The 2016 Cooperative Congressional Election Study conducted a large-sample poll and found that 6.7 million Trump voters said they voted for Barack Obama in 2012 and 2.7 million Clinton voters said they voted for Mitt Romney in 2016. In other words, about 11 percent of Trump voters say they were Obama voters four years earlier, and about 4 percent of Clinton voters say they were Romney voters four years earlier.
By the same token, Yair Ghitza of the Democratic data firm Catalist estimates that while Democrats did make significant turnout-related gains in 2018, about 89 percent of their improvement vote margin is attributable to swing voting.

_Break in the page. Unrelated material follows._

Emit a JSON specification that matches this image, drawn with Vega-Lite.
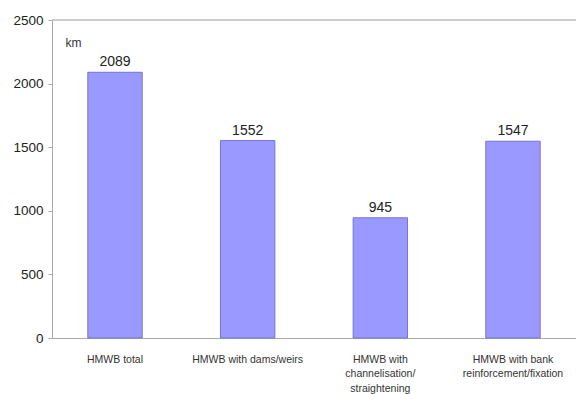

Of course, in all these cases, the numbers of people involved are relatively small. The vast majority of Trump’s 2016 voters were people who also backed Mitt Romney in 2012, and the vast majority of them backed down-ballot Republicans in 2018. If you want to understand the psychology of the typical Trump supporter, there’s nothing more to it than that he’s a loyal partisan who votes for all kinds of Republicans. But if you want to understand the difference between an election where Democrats win (2012 and 2018) and one where they lose (2016), then it’s vote-switching that’s playing a major role.
What’s more, there’s little reason to believe the sharp ideological tradeoff often posited by mobilization proponents really exists.
Drop-off voters are more moderate than consistent Democrats
These arguments about turnout and swing voters, of course, aren’t just abstract arguments about election tactics. They represent contrasting ideological visions in which the proponents of a mobilization-focused strategy also hope to build support for more left-wing policy ideas.
But this is where the data is actually pretty clear. Even data marshaled by a mobilization enthusiast like McElwee shows that consistent Democratic Party voters are the most left-wing kind of voter around. In other words, Obama voters who went on to back Clinton are more liberal across a range of policy areas than Obama voters who stayed home in 2016, Obama voters who went third party in 2016, and Obama voters who switched to Trump.
I don't think Democratic Party activists want to hear that kind of talk.